Bank of Jamaica Governor Richard Byles says the untimely death of the Iranian president has added another layer of geopolitical tensions which could impact inflation and reductions in interest rates.
“We are concerned about that particular incident, but we are also concerned generally about any other incident – such as the Russian/Ukrainian war –and the effect it can have,” said BOJ Governor Richard Byles in response to a query at the quarterly press briefing on Tuesday.
On Monday, it was announced that the BOJ Monetary Policy Committee unanimously agreed to maintain the policy interest rate at 7.0 per cent, ensure relative stability in the foreign exchange market, and maintain tight Jamaican dollar liquidity conditions. That decision followed from MPC discussions over May 16 and 17, but the announcement came on the day the death of the Iranian president and other officials were confirmed from a helicopter crash that happened on Sunday.
There is no word yet on the cause of the crash.
The death of the Iranian president has been reverberating throughout the Middle East, especially given the current tensions with Israel.
“The MPC noted that a decision to reduce interest rates will depend on incoming data related to the risks to inflation. In particular, the evolution of wage adjustments, inflation expectations and core inflation are important factors that will guide the MPC’s decisions on policy rate adjustments and other monetary policy actions in the future. The Bank will maintain heightened surveillance of the risks to inflation,” said Byles at his quarterly press briefing on Tuesday.
In recent months, inflation has been trending in a favourable direction, and is currently back within target range at 5.3 per cent. By itself that would have been a strong signal for an eventual rate cut, but risks remain, including the enhanced Mideast tensions, and the continuing conflict in Eastern Europe, both of which are zones from which oil and other commodities flow to the world. Nature, too, could deliver its own blows to prices in the form of drought, heat waves, floods or storm damage.
After a year-and-a-half of holding the policy rate steady at 7.0 per cent, Byles indicated that the central bank wants to start moving the needle.
“We also want to reduce interest rates,” he said, but risks and uncertainties are delaying the switch in direction.
Another key factor includes the policy actions of the Federal Reserve, the central bank of the United States.
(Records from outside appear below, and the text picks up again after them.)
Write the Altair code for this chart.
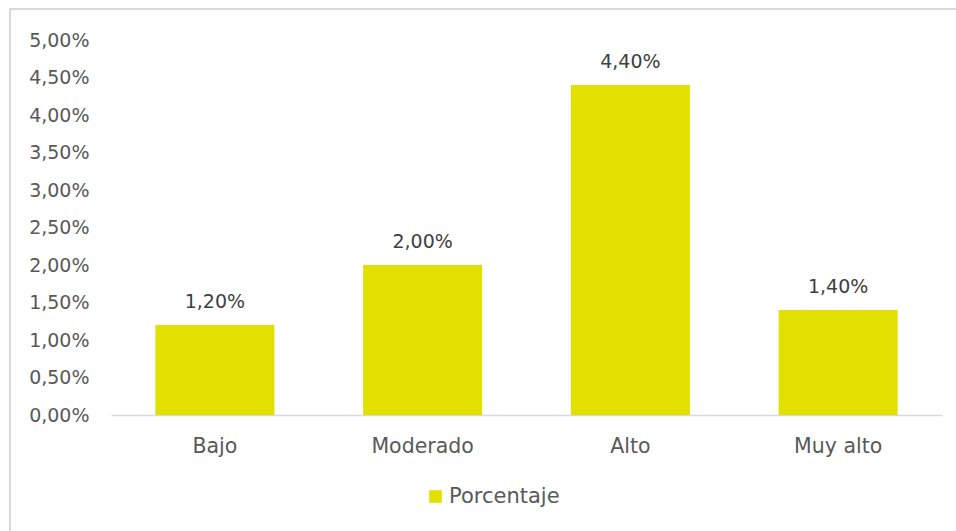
import altair as alt
import pandas as pd

categories = ["Bajo", "Moderado", "Alto", "Muy alto"]
values = [0.012, 0.020, 0.044, 0.014]
series_name = "Porcentaje"
y_ticks = [0, 0.005, 0.01, 0.015, 0.02, 0.025, 0.03, 0.035, 0.04, 0.045, 0.05]

df = pd.DataFrame({"cat": categories, "val": values, "serie": [series_name] * 4})

FONT = "DejaVu Sans"
W, H = 831, 375

y_enc = alt.Y("val:Q", title=None,
              scale=alt.Scale(domain=[0, 0.05], nice=False),
              axis=alt.Axis(values=y_ticks, grid=False, domain=False, ticks=False,
                            labelOverlap=False, labelPadding=22, labelFont=FONT,
                            labelFontSize=19, labelColor="#595959",
                            labelExpr="replace(format(datum.value, '.2%'), '.', ',')"))

base = alt.Chart(df).encode(
    x=alt.X("cat:N", sort=categories, title=None,
            scale=alt.Scale(paddingInner=0.427, paddingOuter=0.2135),
            axis=alt.Axis(labelAngle=0, ticks=False, domainColor="#D9D9D9",
                          domainWidth=1.5, labelPadding=21, labelFont=FONT,
                          labelFontSize=20.5, labelColor="#595959")),
    y=y_enc,
)

bars = base.mark_bar(color="#E1E000").encode(
    color=alt.Color("serie:N", scale=alt.Scale(range=["#E1E000"]), title=None,
                    legend=alt.Legend(orient="none", legendX=314, legendY=446,
                                      symbolType="square", symbolSize=160,
                                      symbolStrokeWidth=0, labelFont=FONT,
                                      labelFontSize=21, labelColor="#595959",
                                      labelOffset=3)),
)

labels = base.transform_calculate(
    lab="replace(format(datum.val, '.2%'), '.', ',')"
).mark_text(baseline="bottom", dy=-13, font=FONT, fontSize=19, color="#404040").encode(
    text="lab:N",
)

frame = alt.Chart(df).mark_rect(fill=None, stroke="#D9D9D9", strokeWidth=2).encode(
    x=alt.value(-101), x2=alt.value(W + 60),
    y=alt.value(-31), y2=alt.value(H + 130),
)

chart = alt.layer(frame, bars, labels).properties(
    width=W, height=H,
    autosize=alt.AutoSizeParams(type="none"),
    padding={"left": 111, "top": 40, "right": 14, "bottom": 116},
).configure(background="white").configure_view(stroke=None, strokeWidth=0)

chart.save("out.html", embed_options={"renderer": "svg", "actions": False})
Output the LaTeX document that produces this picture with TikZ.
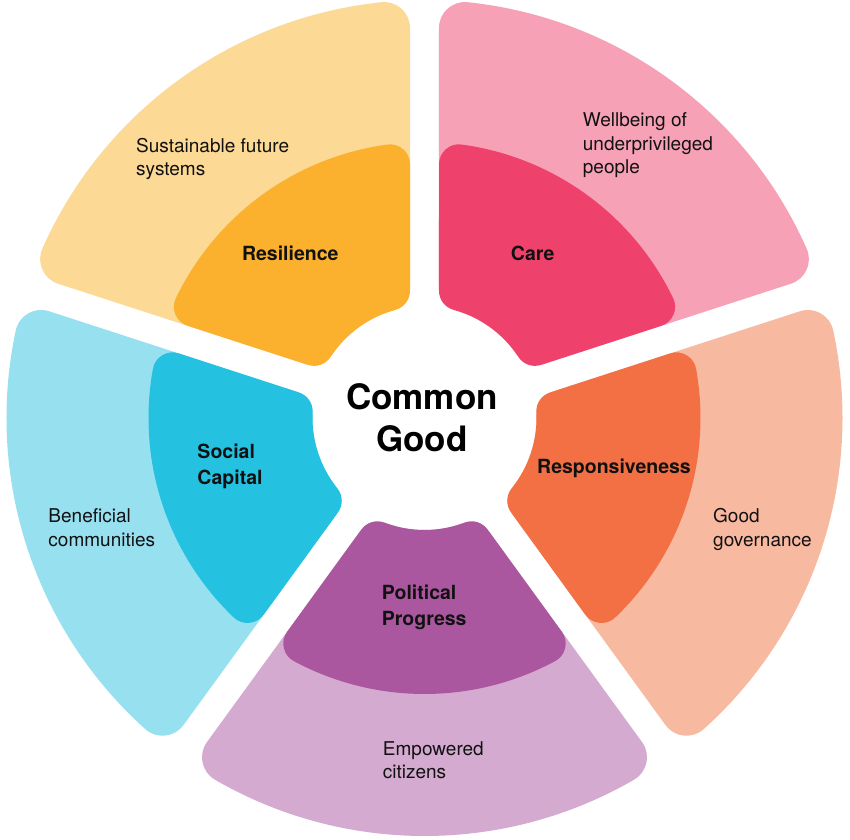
\documentclass[tikz,border=0pt]{standalone}
\usepackage{fontspec}
\setmainfont{TeX Gyre Heros}
\definecolor{lYel}{HTML}{FCD995}
\definecolor{dYel}{HTML}{FBB12D}
\definecolor{lPink}{HTML}{F6A1B6}
\definecolor{dPink}{HTML}{EE416B}
\definecolor{lSal}{HTML}{F8B9A1}
\definecolor{dOra}{HTML}{F27044}
\definecolor{lPur}{HTML}{D5AAD0}
\definecolor{dPur}{HTML}{AB579F}
\definecolor{lCyan}{HTML}{97E0F0}
\definecolor{dCyan}{HTML}{24C1E0}
\definecolor{ink}{HTML}{111111}
% #1 start angle, #2 end angle, #3 inner radius, #4 outer radius, #5 colour, #6 corner radius
\newcommand{\wheelseg}[6]{%
  \pgfmathsetmacro{\wsRo}{#4-#6}%
  \pgfmathsetmacro{\wsRi}{#3+#6}%
  \pgfmathsetmacro{\wsG}{14.5+#6}%
  \pgfmathsetmacro{\wsOa}{#1+asin(\wsG/\wsRo)}%
  \pgfmathsetmacro{\wsOb}{#2-asin(\wsG/\wsRo)}%
  \pgfmathsetmacro{\wsIa}{#1+asin(\wsG/\wsRi)}%
  \pgfmathsetmacro{\wsIb}{#2-asin(\wsG/\wsRi)}%
  \filldraw[#5, line width=#6*2pt, line join=round]
    (\wsOa:\wsRo) arc[start angle=\wsOa, end angle=\wsOb, radius=\wsRo]
    -- (\wsIb:\wsRi) arc[start angle=\wsIb, end angle=\wsIa, radius=\wsRi] -- cycle;
}
\newcommand{\twol}[2]{\vtop{\hbox{#1}\hbox{#2}}}
\newcommand{\threel}[3]{\vtop{\hbox{#1}\hbox{#2}\hbox{#3}}}
\begin{document}
\begin{tikzpicture}[x=1pt,y=1pt,
  sub/.style={inner sep=0pt, anchor=base west, text=ink, font=\fontsize{19}{23.5}\selectfont},
  key/.style={inner sep=0pt, text=ink, font=\fontsize{19.5}{26}\selectfont\bfseries},
  title/.style={inner sep=0pt, anchor=base, text=black, font=\fontsize{35}{42}\selectfont\bfseries}]
\fill[white] (-424.5,-421) rectangle (425.5,418);
\path[use as bounding box] (-424.5,-421) rectangle (425.5,418);
% light outer segments
\wheelseg{18}{90}{112}{418}{lPink}{26}
\wheelseg{90}{162}{112}{418}{lYel}{26}
\wheelseg{162}{234}{112}{418}{lCyan}{26}
\wheelseg{234}{306}{112}{418}{lPur}{26}
\wheelseg{-54}{18}{112}{418}{lSal}{26}
% dark inner segments
\wheelseg{18}{90}{112}{276}{dPink}{20}
\wheelseg{90}{162}{112}{276}{dYel}{20}
\wheelseg{162}{234}{112}{276}{dCyan}{20}
\wheelseg{234}{306}{112}{276}{dPur}{20}
\wheelseg{-54}{18}{112}{276}{dOra}{20}
% texts
\node[sub] (sust) at (-288.5,266) {\twol{Sustainable future}{systems}};
\node[key, anchor=base] (resil) at (-134.2,158) {Resilience};
\node[sub] (well) at (158.2,291.3) {\threel{Wellbeing of}{underprivileged}{people}};
\node[key, anchor=base] (care) at (108.2,157.3) {Care};
\node[key, anchor=base west] (social) at (-227.2,-40) {\twol{Social}{Capital}};
\node[sub] (benef) at (-376.2,-104.7) {\twol{Beneficial}{communities}};
\node[key, anchor=base west] (resp) at (112.5,-55.3) {Responsiveness};
\node[sub] (gov) at (288.5,-104.7) {\twol{Good}{governance}};
\node[key, anchor=base west] (polit) at (-42.8,-181) {\twol{Political}{Progress}};
\node[sub] (emp) at (-41.8,-337) {\twol{Empowered}{citizens}};
\node[title] (common) at (-2.5,8.7) {\vtop{\hbox to 0pt{\hss Common\hss}\hbox to 0pt{\hss Good\hss}}};
\end{tikzpicture}
\end{document}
That’s because the actions of the world’s largest economy will impact on liquidity flows, and therefore have implications for policy-setting in Jamaica. The BOJ expects the US Federal Reserve to start reducing interest rates later this year. However, the Governor quipped that the precise timeline for that shift was “above his pay grade”.
The central bank is mandated to defend an inflation target of 4 to 6 per cent. Annual inflation was 5.3 per cent in April, putting prices back within the target band.
But BOJ Senior Deputy Governor Dr Wayne Robinson says there is an expectation that inflation would breach the target again, moving slightly outside the range to around 6.5 per cent in the short term.
“We believe that by the second half of this year, we should be back in the target range,” he said.
Alongside, the geopolitical tensions and weather-related risks, there is also an expectation of reduced oil production.
“That will result in oil prices ticking upwards. That will feed through to transportation costs. But the general picture is that we are on a downward trajectory,” said Robinson.
“In the very near term, because of these extraneous factors, we are going to have a little bit of bumpiness in terms of inflation and our target range,” he added.
Alongside the reduction in headline inflation, which tracks consumer price movements, the central bank reported that core inflation, which strips out the heavily-weighted food and fuel prices, also fell from to 5.7 per cent, from 5.9 per cent in March.
The current outlook for inflation is more favourable than previous forecasts, largely due to the postponement of a second increase in public passenger vehicle fares initially scheduled for April. Additionally, processed food prices and the cost of meals away from home have been revised downwards due to lower international grain prices.